Well, you don't need to be a conspiracy theorist to realize that pretty much all of American MSM is highly partisan, some worse than others.
I grew up in the UK and 70s-80s BBC seemed a lot more neutral, but of course every news organization has their own implicit world view, relative to which they report the news. There is no such thing as an unbiased news source, although there are those that try to brainwash you and those that at least try to keep it factual.
I've always thought about having one news agency/aggregator that are strictly opinions verboten, i.e. just report the fact and nothing else, use as little adjective or subjective wording as possible.
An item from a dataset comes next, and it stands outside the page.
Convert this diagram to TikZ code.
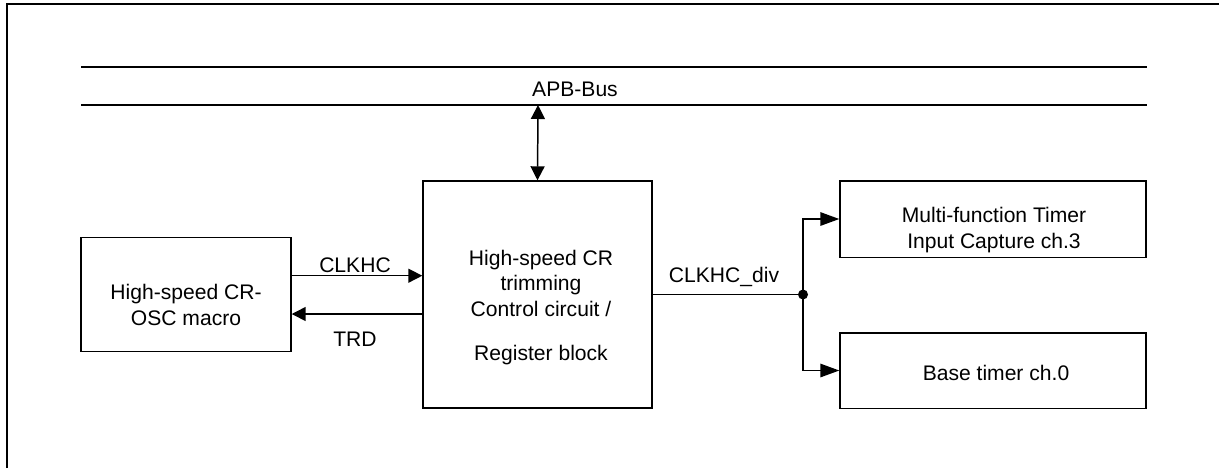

Something happened here at date involving these people. Done. No opinion, no analysis, no conjectures or sarcasm, no calling people with words that either accurately describe them or inaccurately, only official titles and names.
It might just be possible when the rest of the field have clearly departed from objectivity, competition seems low enough.
Note: I'm not trying to engage in political axe-grinding here. I found the below example after about ~30 seconds of looking.
These organizations are fact-forward, but far from unbiased. It's impossible to read an article like this one[0], for example, without a clear understanding of which side of the argument the author is rooting for.
That article is pretty deceptive, actually. Like, how could they bring themselves to include this line:
> "The idea that we have a social contagion encouraging people to be trans in a climate that is this hostile to trans people in so unbelievably offensive," said Chase Strangio, an ACLU lawyer who has litigated against the Arkansas and Alabama laws.
...without mentioning that the number of trans kids has, in fact, been rising rapidly?![1]
Won't work, the issue isn't so much a news organization writes "you should think X about this problem" it's more how they frame information, what information they leave out, and what information they choose to amplify in order to make a certain point, to the point of misleading in many cases.
There's certain words that have subjective connotation which they also use, and it's near impossible to write anything coherent for an audience if you decide any words with subjective connotation are forbidden.
>just report the fact and nothing else, use as little adjective or subjective wording as possible
Wouldn't work. There are too many facts and it is possible to build a narrative just by choosing which facts to show or not show.
Easy example, pick some demographic. Now report just the facts about all violent crime that demographic is involved in. Add in the most news worthy violent crimes of other demographics (the ones other news channels are carrying) to help create the image of impartial coverage, but always ensure an abundance of violent crime reports from the targeted demographic.
Thanks to the size of the total US population, you'll always have a new story to cover even without having to add in any opinion. The US, with 300,000,000+ people, will have a few new leads every single day. The disproportionate coverage, even while sticking to just facts, will be feeding a false narrative just as much as any opinionated coverage would.
Perfect cannot be the enemy of good, it's the direction that we want something to happen, doesn't mean it must be perfect, or even need to be perfect eventually.
In America it's not just partisan it's state sponsored. The American media has a history of being covert propagandists. George Edward Creel was the OG master at slipping in narratives to publications. Creel never used straight-out propaganda like the BBC would have and preferred that "news media" (on all sides of the spectrum) inject state-sponsored innuendo. That's always been how we manufacture consent in the US. At one point Creel had 80K on his payroll and to the best of my knowledge it's never properly been explained how his WWI organization was re-orged.
I grew up in the UK and 70s-80s BBC seemed a lot more neutral, but of course every news organization has their own implicit world view, relative to which they report the news. There is no such thing as an unbiased news source, although there are those that try to brainwash you and those that at least try to keep it factual.